Where implemented, the transport route imposes its own aesthetic on the immediate landscape. A multi-disciplinary approach to mitigation at all scales and stages of the development process is necessary therefore if integration with the landscape is to be successful. The guiding principle should be that although the mitigation is targeted at off setting the characteristics of the transport corridor, its method of delivery should have its origins in the character of the landscape that is affected. 

 

Moreover, mitigation should not simply just figure as applied treatments, but rather be fully integrated with scheme engineering. Design and operating standards need to be flexible. Harmonisation of standards across Europe in the interest of operational efficiency must be matched in areas of recognised threat to landscape diversity by the ability to design infrastructure in recognition of the capacity of the affected landscape to absorb it.

 

In respect of the characteristics of the transport corridor, the impact of movement can really only be mitigated by screening.
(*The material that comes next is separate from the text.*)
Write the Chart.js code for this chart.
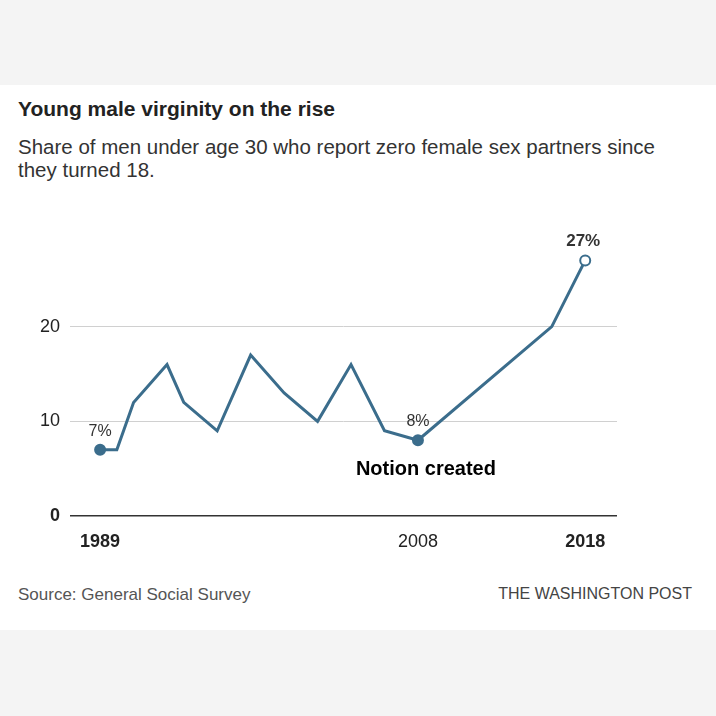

For linearity, the objective should be to break down the directionality and continuity through the corridor. Recognition of the local characteristics, rather than standardised solutions, is important to reducing externality. Moreover, it is usually better to harness or channel the natural processes of the area in pursuit of scheme design objectives so as the sooner to achieve an equilibrium and a seamless blend into its surroundings. Finally the successful mitigation of a scheme’s principal landscape impacts should not be undermined by lack of attention to its ancillary elements.

 

Integration of the landscape considerations and objectives into the frameworks, policies, standards, and actions involved in the development and management of transport infrastructure in Europe would be an important contribution towards preserving landscape diversity and reducing the risk of the continent’s landscapes becoming uniform and monotonous. Respect for, and understanding of, the influence of transport projects is a fundamental requirement that underpins the future of European landscapes as a continuing source of natural and economic productivity – as well as pleasure – wonderment and inspiration.